Le debo una llamada a Mikhail para contarle lo que ha ocurrido. Pero no ahora. Le llamaré cuando lleguemos a casa.

Impaciente por estar con Katerina, me acerco a ella con pasos apresurados. Apenas he agarrado la manija de la puerta cuando escucho sirenas en la distancia.

Al subirme a su lado, su cabeza hace un casi imperceptible movimiento de negación, con las lágrimas rodando por sus mejillas.

Cierro la puerta y dejo la pistola en el salpicadero.

—Eh, —Cojo su cara entre mis manos y la atraigo hacia mí—. Todo ha terminado. Estás bien. Vamos a estar bien.

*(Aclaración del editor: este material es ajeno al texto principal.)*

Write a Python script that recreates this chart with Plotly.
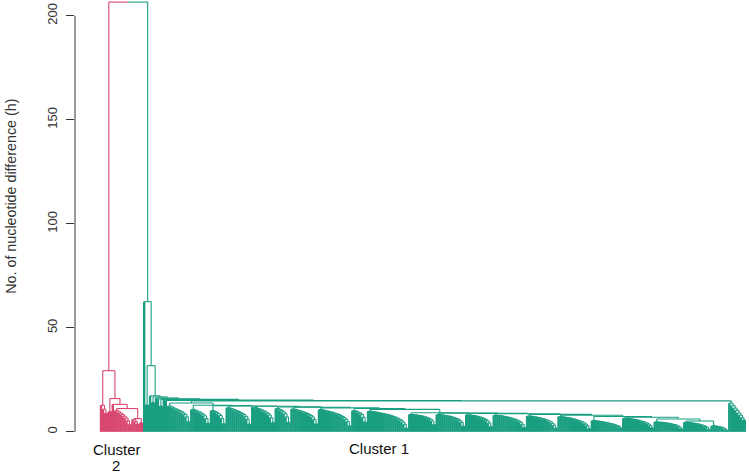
import plotly.graph_objects as go

# merge heights (no. of nucleotide differences)
root_height = 206.6

# cluster 2 (pink): ladder blocks joined left to right along the spine heights
c2_spine = [29.4, 16.0, 13.2, 11.2, 6.4]
c2_blocks = [
    [12.8, 10.9, 9.0],
    [9.8],
    [],
    [10.2, 9.6, 9.0, 8.3, 7.5, 6.6, 5.4, 3.6],
    [5.9, 5.0, 3.8],
    [4.4],
]

# cluster 1 (green): a few tall branches on the left, then the main body + far-right group
c1_top_spine = [62.6, 31.8, 17.3, 16.8, 16.3, 15.9, 15.6, 15.3, 15.1]
c1_top_blocks = [[], [13.0], [], [14.1], [], [], [12.4], [], []]
c1_main_height = 14.9

c1_body_spine = [13.9, 12.8, 12.6, 12.4, 12.3, 12.0, 11.8, 11.5, 11.2, 10.8,
                 9.2, 9.0, 8.9, 8.7, 8.4, 8.0, 7.4, 7.0, 6.2, 5.2]
c1_body_blocks = [
    [12.4, 12.0, 11.5, 11.1, 10.6, 10.2, 9.7, 9.1, 8.4, 7.2, 5.0],
    [10.8, 10.4, 10.0, 9.6, 9.1, 8.5, 7.7, 6.4, 4.2],
    [10.2, 9.8, 9.3, 8.7, 7.9, 6.5, 4.0],
    [11.6, 11.3, 11.0, 10.6, 10.2, 9.8, 9.3, 8.8, 8.2, 7.4, 6.1, 3.8],
    [11.9, 11.6, 11.2, 10.9, 10.5, 10.0, 9.5, 8.9, 8.1, 6.8, 4.5],
    [11.2, 10.8, 10.3, 9.6, 8.7, 7.2, 4.6],
    [11.0, 10.8, 10.5, 10.2, 9.9, 9.6, 9.2, 8.8, 8.4, 7.8, 7.1, 6.0, 3.9],
    [10.7, 10.5, 10.3, 10.1, 9.8, 9.6, 9.3, 9.0, 8.7, 8.3, 7.9, 7.4, 6.8, 6.0, 4.9, 3.0],
    [10.2, 9.9, 9.5, 9.0, 8.3, 7.0, 4.8],
    [9.9, 9.8, 9.6, 9.5, 9.3, 9.1, 8.9, 8.7, 8.5, 8.3, 8.0, 7.7, 7.4, 7.0, 6.6, 6.1, 5.5, 4.7, 3.6, 1.8],
    [8.4, 8.3, 8.2, 8.0, 7.9, 7.7, 7.5, 7.2, 6.9, 6.5, 6.0, 5.2, 3.6],
    [8.3, 8.2, 8.1, 7.9, 7.8, 7.6, 7.4, 7.1, 6.8, 6.4, 6.0, 5.4, 4.5, 2.8],
    [8.2, 8.1, 7.9, 7.8, 7.6, 7.4, 7.1, 6.8, 6.4, 5.9, 5.3, 4.3, 2.6],
    [8.0, 7.9, 7.8, 7.7, 7.5, 7.3, 7.1, 6.9, 6.6, 6.3, 6.0, 5.6, 5.1, 4.5, 3.6, 2.2],
    [7.6, 7.5, 7.4, 7.2, 7.0, 6.8, 6.6, 6.3, 6.0, 5.7, 5.3, 4.8, 4.1, 3.2, 1.9],
    [7.3, 7.2, 7.1, 6.9, 6.8, 6.6, 6.4, 6.1, 5.8, 5.5, 5.2, 4.8, 4.3, 3.7, 2.9, 1.6],
    [5.4, 5.3, 5.2, 5.0, 4.9, 4.7, 4.5, 4.3, 4.1, 3.9, 3.6, 3.3, 3.0, 2.6, 2.0],
    [6.6, 6.5, 6.4, 6.2, 6.1, 5.9, 5.7, 5.5, 5.2, 4.9, 4.6, 4.2, 3.7, 3.0, 2.0],
    [4.8, 4.7, 4.6, 4.5, 4.4, 4.3, 4.1, 3.9, 3.7, 3.5, 3.2, 2.8, 2.3, 1.5],
    [4.6, 4.5, 4.4, 4.3, 4.1, 4.0, 3.8, 3.6, 3.3, 3.0, 2.6, 2.1, 1.3],
    [2.9, 2.8, 2.6, 2.4, 2.2, 1.9, 1.5, 0.9],
]
c1_far_block = [13.8, 12.6, 11.4, 10.3, 9.1, 8.0, 6.8, 5.7]

y_ticks = [0, 50, 100, 150, 200]

PINK = "#D8476F"
GREEN = "#199E80"
FONT = "Arial, Liberation Sans, sans-serif"


def ladder(heights):
    # leaf joins the rest one by one, highest merge first (None = leaf)
    node = None
    for h in reversed(heights):
        node = (None, node, h)
    return node


def chain(parts, spine):
    node = parts[-1]
    for part, h in zip(reversed(parts[:-1]), reversed(spine)):
        node = (part, node, h)
    return node


def add_seg(seg, x0, y0, x1, y1):
    seg[0] += [x0, x1, None]
    seg[1] += [y0, y1, None]


def draw(node, counter, stems, branches):
    # R style: leaves at 0,1,2..., a merge sits midway between its two children
    if node is None:
        x = counter[0]
        counter[0] += 1
        return x, 0.0
    left, right, h = node
    xl, hl = draw(left, counter, stems, branches)
    xr, hr = draw(right, counter, stems, branches)
    add_seg(stems if hl == 0 else branches, xl, hl, xl, h)
    add_seg(stems if hr == 0 else branches, xr, hr, xr, h)
    add_seg(branches, xl, h, xr, h)
    return (xl + xr) / 2, h


c2_tree = chain([ladder(b) for b in c2_blocks], c2_spine)
c1_body = chain([ladder(b) for b in c1_body_blocks], c1_body_spine)
c1_main = (c1_body, ladder(c1_far_block), c1_main_height)
c1_tree = chain([ladder(b) for b in c1_top_blocks] + [c1_main], c1_top_spine)

counter = [0]
p_stem, p_br = [[], []], [[], []]
g_stem, g_br = [[], []], [[], []]
x2, h2 = draw(c2_tree, counter, p_stem, p_br)
x1, h1 = draw(c1_tree, counter, g_stem, g_br)
n_leaves = counter[0]

# the root bar is split in the two cluster colours
mid = (x2 + x1) / 2
add_seg(p_br, x2, h2, x2, root_height)
add_seg(p_br, x2, root_height, mid, root_height)
add_seg(g_br, mid, root_height, x1, root_height)
add_seg(g_br, x1, h1, x1, root_height)

fig = go.Figure()
for seg, color, w in [(p_stem, PINK, 2.4), (p_br, PINK, 1.1),
                      (g_stem, GREEN, 2.4), (g_br, GREEN, 1.1)]:
    fig.add_trace(go.Scatter(x=seg[0], y=seg[1], mode="lines",
                             line=dict(color=color, width=w),
                             hoverinfo="skip", showlegend=False))

# first leaf at 101 px, last leaf at 745 px; plot area starts at 75 px
ML, MR = 75, 3
plot_w = 749 - ML - MR
k = 644 / (n_leaves - 1)
x_lo = -26 / k
x_hi = x_lo + plot_w / k

fig.update_xaxes(visible=False, range=[x_lo, x_hi])
fig.update_yaxes(
    range=[-2, 207.6],
    tickvals=y_ticks,
    ticks="outside",
    ticklen=8,
    tickcolor="#333",
    tickangle=-90,
    ticklabelstandoff=4,
    tickfont=dict(size=13, color="#333", family=FONT),
    showgrid=False,
    zeroline=False,
    showline=False,
)

# R draws the axis line only over the tick range
fig.add_shape(type="line", xref="paper", yref="y", x0=0, x1=0, y0=0, y1=200,
              line=dict(color="#333", width=1))

fig.add_annotation(text="No. of nucleotide difference (h)", xref="paper", yref="y",
                   x=(11 - ML) / plot_w, y=113, textangle=-90, showarrow=False,
                   xanchor="center", yanchor="middle",
                   font=dict(size=14.3, color="#333", family=FONT))
for txt, cx, cy in [("Cluster", 117, 449), ("2", 116, 465.5), ("Cluster 1", 379, 448)]:
    fig.add_annotation(text=txt, xref="paper", yref="paper",
                       x=(cx - ML) / plot_w, y=(436 - cy) / 436, showarrow=False,
                       xanchor="center", yanchor="middle",
                       font=dict(size=15, color="#111", family=FONT))

fig.update_layout(
    width=749,
    height=474,
    plot_bgcolor="white",
    paper_bgcolor="white",
    margin=dict(l=ML, r=MR, t=0, b=38),
)

# drop the browser's default 8px page margin so the figure sits at the window corner
fig.write_html("out.html", config={"displayModeBar": False},
               post_script="document.body.style.margin='0';")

Una sombra que se mueve en la parte trasera atrae mi mirada. De repente, entiendo la reacción de Katerina, esa ligera negación con la cabeza.

Hay alguien escondido ahí atrás.

Un hombre se incorpora.

—Unas últimas palabras para la posteridad.

El instinto de lucha toma el control, pero antes de que pueda clavarle los dedos en los ojos, él apoya una pistola en la sien de Katerina.

La furia me hace temblar por dentro. La visión de esa arma contra su cabeza me hace desear romper todos los dedos de la mano que sujeta la pistola antes de sacarle los sesos a ese tío de un disparo.

Abrumado por una rabia impotente, le miro a los ojos por el espejo retrovisor. Tiene la cara cuadrada y el pelo rubio. Le reconozco antes de que él diga:

—Mi nombre es Iván Besov. Es un placer conocerte por fin, Alexander Volkov.